With the Fargo release of Open vStorage we are focussing even more on the Open vStorage sweet spot: multi-petabyte, multi-datacenter storage clusters which offer super-fast block storage.
In order to achieve this we had to significantly change the architecture for the Fargo release. Eugene, the version before Fargo, already had the Shared Memory Server (SHM) in its code base but its wasn’t activated by default. The Fargo release now primarily uses the SHM approach. To make even more use of it, we created the Open vStorage Edge. The Edge is a lightweight block storage driver which can be installed on Linux servers (hosts running the hypervisor or inside the VM) and talks across the network to the Shared Memory of a remote Volume Driver. Both TCP/IP and the low latency RDMA protocol can be used to connect the Edge with the Volume Driver. Northbound the Edge has an iSCSI, Blktap and QEMU interface. Additional interfaces such as iSER and FCoE are planned. Next to the new Edge interface, the slower Virtual Machine interface which exposes a Virtual File System (NFS, FUSE), is still supported.

Architecture

The Volume Driver has also been optimized for performance. The locks in the write path have been revised in order to minimize their impact. More radical is the decision to remove the deduplication functionality from the Volume Driver in order to keep the size of the metadata of the volumes to a strict minimum. By removing the bytes reserved for the hash, we are capable of keeping all the metadata in RAM and push the performance across 1 million IOPS per host on decent hardware. For those who absolutely need deduplication there is still a version available of the Volume Driver which has support for deduplication.
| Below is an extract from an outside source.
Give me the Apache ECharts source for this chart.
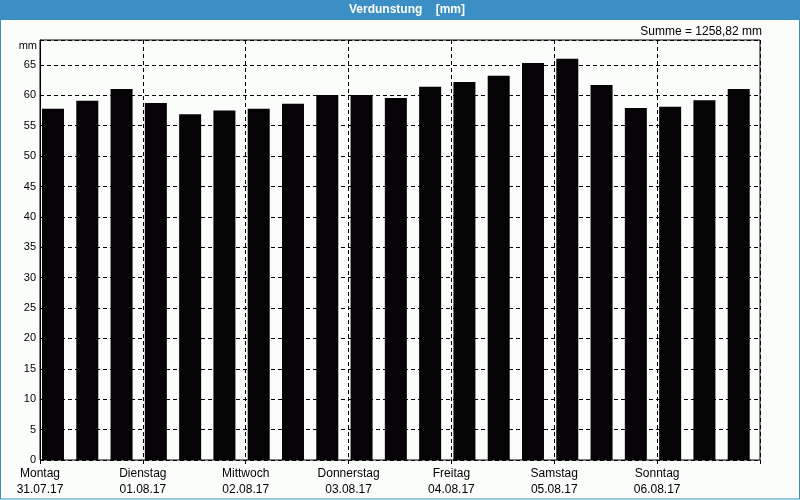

With the breakthrough of RDMA, the network bottleneck is removed and network latency is brought down to a couple of microseconds. Open vStorage makes use of the possibilities RDMA offers to implement a shared cache layer. To achieve this it is now possible to create an ALBA backend out of NVMe or SSD devices. This layer acts as a local, within a single datacenter, cache layer in front of an SATA ALBA backend, the capacity tier, which is spread across multiple datacenters.
This means all SSDs in a single datacenter devise a shared cache for the data of that datacenter. This minimizes the impact of an SSD failure and removes the cold cache effect when moving a volume between hosts. In order to minimize the impact of a single disk failure we introduced the NC-ECC (Network and Clustered Error Correction Codes) algorithm. This algorithm can be compared with solving a Sudoku puzzle. Each SCO, a collection of consecutive writes, is chopped up in chunks. All these chunks are distributed across all the nodes and datacenters in the cluster. The total amount of chunks can be configured but allows for example to recover from a multi node failure or a complete datacenter loss. A failure, whether it is a disk, node or datacenter will cross out some numbers from the complete Sudoku puzzle but as long as you have enough numbers left, you can still solve the puzzle. The same goes for data stored with Open vStorage: as long as you have enough chunks (disk, nodes or datacenters) left, you can always recover the data. The NC-ECC algorithm is based on forward error correction codes and is further optimized for usage within a multi-datacenter approach. When there is a disk or node failure, additional chunks will be created using only data from within the same datacenter. This ensures the bandwidth between datacenters isn’t stressed in case of a simple disk failure.

By splitting up the Edge, the Volume Driver, the cache layer and the capacity tier, you have the ultimate flexibility to build the storage cluster of your needs. You can run everything on the same server, hyperconverged, or you can install each component on a dedicated server to maximize scalability and performance.

The first alpha version of Fargo is now available on the repo.